En El mar y el laberinto en las ropas empapadas de Margarita Butler nos trasladamos a la Escocia de 1644 cuando el capitán Juan Comofort murió en una batalla naval en contra del tirano de Portugal; imagino que su viuda, Margarita Butler, en cierta forma quedó enterrada con él en las aguas del Atlántico.
Las aguas se embriagan con las cenizas
de la imaginación. El pasado es un secreto
que nadie supo mantener inalterado.
Y en El regreso de Annabel Lee, Floriano Martins dialoga con el poema Annabel Lee, de Edgar Allan Poe; y por supuesto, dialoga con la novela de Kenzaburo Oé, La bella Annabel Lee.
Annabel Lee
Con amor que los alados serafines del cielo
Nos envidian a ella y a mí.
Y por esta razón, hace mucho tiempo,
En este reino junto a la mar
De una nube sopló un viento
Que heló a mi amada Annabel Lee
Y sus parientes de alta cuna vinieron
Y se la llevaron lejos de mí
Para encerrarla en un sepulcro
En este reino junto al mar. (Edgar Allan Poe, El regreso de Annabel Lee)
Y Floriano Martins responde:
Se encontró el fantasma de Annabel Lee
en una de las lunas de un antiguo planeta a la deriva
en el espacio entre nuestras mentes conspiradas.
…Annabel Lee era el ángel
tocante de estas caídas, la lámpara encantada
que empapaba las luces de rompecabezas. Las noches
masticaban planetas fugaces. Nadie te vio cuando,
furtiva, volviste a triunfar en el caos.
Annabel Lee es, en cierta forma, la representación de millones de mujeres idealizadas y perdidas en el laberinto de la memoria. A veces es más importante imaginar un gran amor que vivir uno real; sobre todo cuando la bruma de las primeras citas se diluye y el enamorado ve alguna de las faces de la amada que hasta ese momento había permanecido oculta. El mito del amor “casto y puro” se da de bruces en el poema de Martins; sobre todo cuando él dice: “Nadie te vio cuando, furtiva, volviste a triunfar en el caos”.

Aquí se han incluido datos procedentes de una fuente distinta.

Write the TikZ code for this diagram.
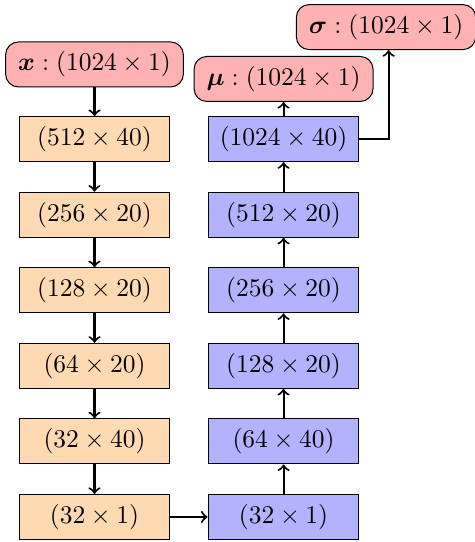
\documentclass[tikz,border=0pt]{standalone}
\usepackage{amsmath,amssymb}
\usepackage{tikz}

\begin{document}
\begin{tikzpicture}[>=to,
    enc/.style={draw,fill=orange!30,minimum width=2.08cm,minimum height=.62cm},
    dec/.style={draw,fill=blue!30,minimum width=2.08cm,minimum height=.62cm},
    io/.style={draw,fill=red!30,rounded corners=5pt,inner xsep=4.9pt,minimum height=.62cm},
    flow/.style={->,thick}]
  \useasboundingbox (0,0) rectangle (6.537,7.474);
  % encoder (left) and decoder (right), bottom row first
  \foreach \lab [count=\i from 0] in {32\times 1,32\times 40,64\times 20,128\times 20,256\times 20,512\times 40}
    \node[enc] (e\i) at (1.303,{.345+1.042*\i}) {$(\lab)$};
  \foreach \lab [count=\i from 0] in {32\times 1,64\times 40,128\times 20,256\times 20,512\times 20,1024\times 40}
    \node[dec] (d\i) at (3.910,{.345+1.042*\i}) {$(\lab)$};
  \node[io] (x) at (1.303,6.585) {$\boldsymbol{x}:(1024\times 1)$};
  \node[io] (mu) at (3.910,6.385) {$\boldsymbol{\mu}:(1024\times 1)$};
  \node[io] (sig) at (5.323,7.10) {$\boldsymbol{\sigma}:(1024\times 1)$};
  \draw[flow] (x) -- (e5);
  \foreach \i [evaluate=\i as \j using int(\i-1)] in {5,...,1}
    \draw[flow] (e\i) -- (e\j);
  \draw[flow] (e0) -- (d0);
  \foreach \i [evaluate=\i as \j using int(\i+1)] in {0,...,4}
    \draw[flow] (d\i) -- (d\j);
  \draw[flow] (d5) -- (mu);
  \draw[flow] (d5.east) -| ([xshift=1pt]sig.south);
\end{tikzpicture}
\end{document}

Y con este verso termino este prólogo, ningún otro define mejor la existencia humana: “volvimos a triunfar en el caos”. ¡Qué lejos está Floriano Martins del espíritu romántico que imagina a las mujeres como seres de luz y armonía! Por eso me gusta la visión de La charogne (La carroña) de Baudelaire. No hay que olvidar que la belleza también se regodea en la podredumbre y en la descomposición de los cadáveres. Invito a los lectores a descubrir las otras mujeres que pueblan este universo de Las mujeres desaparecidas.